2) PROOFREAD! seriously. you are formally introducing yourself on paper. if we met in person you wouldn’t go to shake my hand and, being careless, accidentally grab my ankle, right? you wouldn’t show up at the wrong theatre and expect to hired, yeah?

3) do tell me: 1) what job you’re applying for, 2) who you know, 3) the briefest of biographical info as pertains to the position without simply repeating your resume, and 4) what your availability is with regard to the job and interviewing. that’s all.

4) do not tell me what a stage manager does. would i be allowed to hire a stage manager if i didn’t already have a pretty good idea of the necessary duties and required skill set?

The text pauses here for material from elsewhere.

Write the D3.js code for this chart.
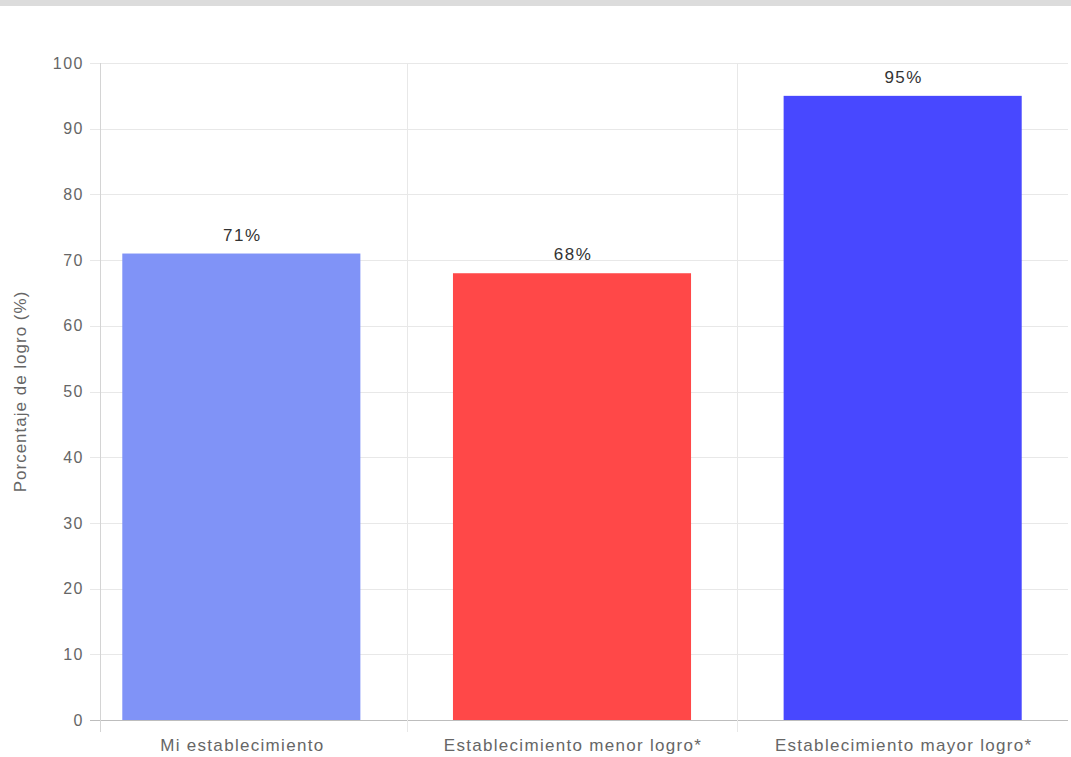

5) do not tell me what qualities i should be looking for in the person that i hire. i have a pretty good idea of what i’m looking for.

6) if you have an unusual skill that might come in handy in this position, you can highlight it. if the most original, or most flattering, details about yourself that you can come up with are that you are: smart, detail-oriented and hard-working, save the paper and ink. i’ll probably be able to figure that out on my own. who makes it this biz who ISN’T smart, detail-oriented and hard-working? dumb lazy careless people don’t go into theatre, and if they do, they don’t last.

that concludes our lesson in cover letters today.